Muitos brasileiros, mesmo passados 50 anos da inauguração de Brasília ainda vivem ruminando o passado. Se as razões de Guzzo tivessem fundamento, Salvador seria, igualmente, uma cidade fadada à desgraça. No entanto, nem Salvador nem o Rio de Janeiro sofrem por ter deixado de ser a capital federal. As duas cidades vivem seus destinos, formam suas famílias, produzem, são pontos turísticos internacionais, e são felizes. O fato de perderem o símbolo de capital não as desmerecem e nem as ofuscam. Elas são maravilhosas como a capital fundada por JK. Sofrem pela desídia de governantes incompetentes e corruptos que, durante anos, deixaram as cidades, capitais ou não, abandonadas.
E por isso que neste Instituto Histórico e Geográfico do Distrito Federal, todos os dias cavamos a nossa trincheira em defesa de Brasília, pois, como afirmou Alberto Dines, “O pit bull continuará atacando enquanto existirem pessoas inclinadas a atacar. Ou comprar armas – dá no mesmo. Essa é uma propensão que não se erradica com leis. Há um fator pit bull em nossa sociedade que nada tem a ver com a fome, vem das elites, atravanca as reformas, compromete os avanços e não se revoga por decreto. Rancor disfarçado. Combinação de prepotência, arrogância e violência”. Dines falava, especificamente, dos ataques dos cães pit bull, no entanto, pelas manifestações que frequentemente nos chegam, não é de todo absurdo usarmos os mesmo argumentos para os pit bulls que tentam ferir Brasília com seus ataques.
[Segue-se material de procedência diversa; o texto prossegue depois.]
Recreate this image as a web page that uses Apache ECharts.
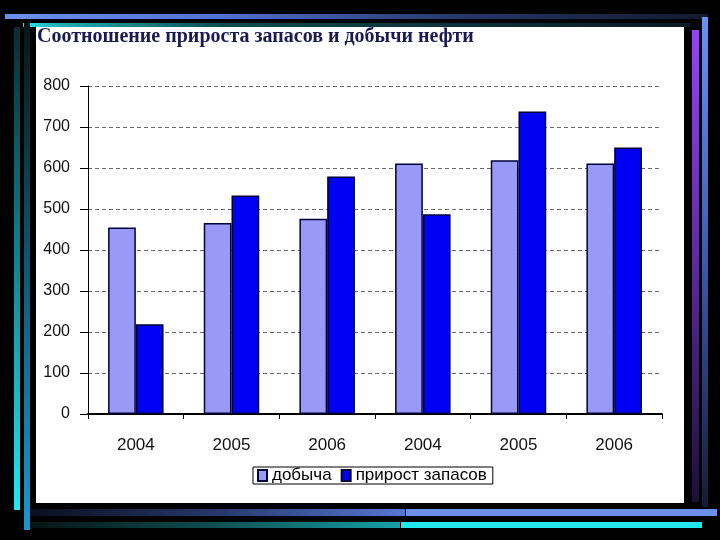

Mas, o que queremos realmente? Queremos que os governantes respeitem a vontade dos brasilienses, dos brasileiros, e do mundo, e olhem Brasília como o que ela é; uma cidade admirada pela ousadia, pela beleza e pelo respeito ao meio-ambiente. Que a nossa trincheira, ao fim da luta, seja transformada de um fosso que nos permite, durante o combate, nos movimentar e defender nossas posições frente ao ataque dos inimigos, em local onde se plantam cepas de videira. Nossas trincheiras estão firmemente cavadas nas nuvens.
Paulo Castelo Branco

Um comentário:

  1. Amigo, não sei quem ganha, mas alguem deve ganhar com esse absurdo engessamento de uma cidade em nome de um duvidoso "tombamento".
    Uma cidade é um organismo vivo, não pode viver amarrado a regras ditatoriais de alguns "museologos", que nem mesmo na cidade residem. Qualquer cidade precisa se adaptar ao seu crecimento, seu desenvolvimento, às novas tecnoligias e novos conceitos urbanisticos. Nós habitantes de brasilia, não podemos ser condenados a viver numa cidade parada no tempo, sob pena dela se tornar inabitável nos proximos anos. A absurda especulação imobiliaria que ocorre na região tombada, já demonstra que algo deve estar errado. Como pode um metro quadrado de frente para o mato (Noroeste) custar mais caro que o metro da Av. Vieira Souto de frente para o mar de Ipanema ? Nenhum de nos somos bobos, é claro que alguem ganha, e muito com isso. E, com certeza não é o povo brasiliense.
    Agora os senhores ainda defendem o estrangulamento das vias de acesso, à cidade. Obrigando aos moradores a se submeter à essa absurda especulação. Amigos, pensem nas besterias que voces tem feito em nome desse instituto, pois nós, o povo de Brasilia estamos pensando.